Oh, except not everything is frozen because they can still interact with things — this is really dumb. For that matter, there’s also this glimmer of what looks like electricity following them around.

After a long life, they go back to the top of the Vampire State Building, really old, and drink the Champaign Fry poured all those years ago. Then, they find out what that glimmer was — it was The Professor!

Farnsworth: [I]t seems I was simply rotated into an orthogonal time that runs at right angles to this one. I’ve been tunneling for decades, searching every instant from yesterday to tomorrow.

Farnsworth fixes the button — which Fry still has on him for some reason. He also has his old wedding vow with him — did he never change his clothes?

And here comes the infamous part:

Farnsworth: I’ve modded the device to release a single huge antichroniton blast.

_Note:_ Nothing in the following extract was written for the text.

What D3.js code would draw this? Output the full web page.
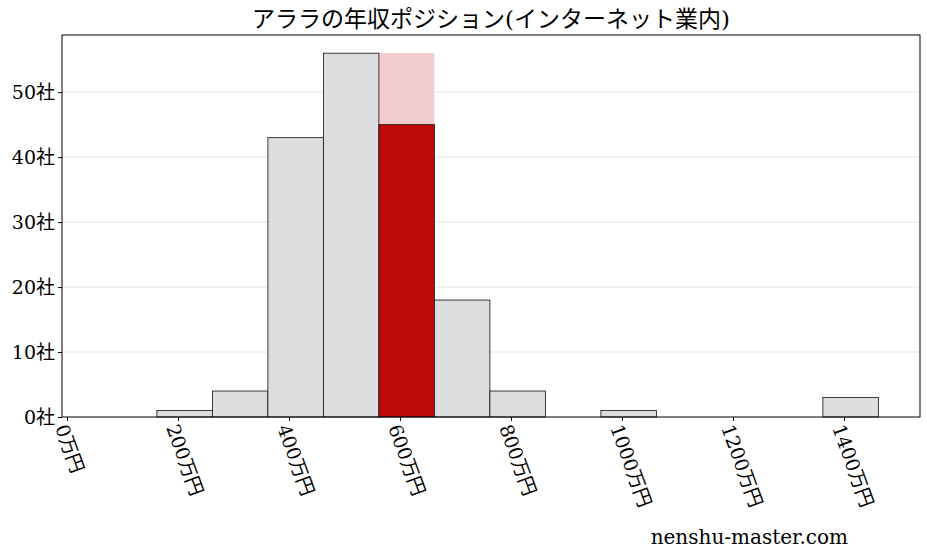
<!DOCTYPE html>
<html><head><meta charset="utf-8">
<script src="https://cdn.jsdelivr.net/npm/d3@7"></script>
<style>body{margin:0;background:#fff}text{font-family:"DejaVu Serif","Liberation Serif","Noto Sans CJK JP",serif}</style>
</head><body><svg id="c" width="927" height="557"></svg>
<script>
const binStarts=[162,262,362,462,562,662,762,962,1362];
const counts=[1,4,43,56,45,18,4,1,3];
const highlightIndex=4;
const highlightBackground=56;
const xTicks=[0,200,400,600,800,1000,1200,1400];
const yTicks=[0,10,20,30,40,50];
const title="アララの年収ポジション(インターネット業内)";
const svg=d3.select("#c");
const m={l:62,r:920,t:35,b:417};
const x=d3.scaleLinear().domain([-9,1537]).range([m.l,m.r]);
const y=d3.scaleLinear().domain([0,58.8]).range([m.b,m.t]);
svg.append("g").selectAll("line").data(yTicks.slice(1)).join("line")
 .attr("x1",m.l).attr("x2",m.r).attr("y1",d=>y(d)).attr("y2",d=>y(d)).attr("stroke","#ddd").attr("stroke-width",0.8);
const bw=100;
svg.append("rect").attr("x",x(binStarts[highlightIndex])).attr("width",x(bw)-x(0)).attr("y",y(highlightBackground)).attr("height",y(0)-y(highlightBackground)).attr("fill","#f2cccc");
svg.append("g").selectAll("rect").data(counts).join("rect")
 .attr("x",(d,i)=>x(binStarts[i])).attr("width",x(bw)-x(0))
 .attr("y",d=>y(d)).attr("height",d=>y(0)-y(d))
 .attr("fill",(d,i)=>i===highlightIndex?"#bf0a0a":"#dcdddf").attr("stroke","#111").attr("stroke-width",0.8);
svg.append("rect").attr("x",m.l).attr("y",m.t).attr("width",m.r-m.l).attr("height",m.b-m.t).attr("fill","none").attr("stroke","#000").attr("stroke-width",1);
const xa=svg.append("g").attr("transform",`translate(0,${m.b})`).call(d3.axisBottom(x).tickValues(xTicks).tickSize(4).tickFormat(d=>d+"万円"));
xa.select(".domain").remove();
xa.selectAll("text").attr("font-size",19).attr("text-anchor","start").attr("dy",0).attr("dx",0)
 .attr("transform","translate(-6,8) rotate(70)").style("font-family",'"DejaVu Serif","Noto Sans CJK JP",serif');
const ya=svg.append("g").attr("transform",`translate(${m.l},0)`).call(d3.axisLeft(y).tickValues(yTicks).tickSize(4).tickFormat(d=>d+"社"));
ya.select(".domain").remove();
ya.selectAll("text").attr("font-size",19);
svg.append("text").attr("x",491).attr("y",27).attr("text-anchor","middle").attr("font-size",23).text(title);
svg.append("text").attr("x",848).attr("y",544).attr("text-anchor","end").attr("font-size",20).text("nenshu-master.com");
</script></body></html>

It should rip us out of stasis, back to the instant before I conceived of the Time Button.

Fry: You mean we’ll all get to live our lives over again?

Farnsworth: Oh, my, yes. Even that nasty robot, what’s-his-name. Of course, we won’t remember anything that’s happened.

And this is how the show ends, with Fry and Leela deciding that they “want to go around again” with a shot of New New York. This means that after the episode ends, they will almost certainly do this again — and again, and again, and forever for all of time.

So, after fourteen years and 140 episodes, the ending to this show is basically them telling us their is no ending, that it is always going to go on, and that after the show ends the characters do nothing. This is not an ending in anything but the most technical sense, it does not provide closure, it doesn’t do anything but show me that after writing three of these they just gave up.

But you know what, even if you remove the ending, this episode would still be garbage. Its plot is nonsensical, its jokes are bland, and everything about it just feels rushed. As a series finale, it’s horrible with a plot that contradicts what we know about previous episodes and an ending that basically tells us “sorry, we ran out of ideas.”

So, Mr. Cellos, I do not love Meanwhile — quite the opposite in fact, I hate it.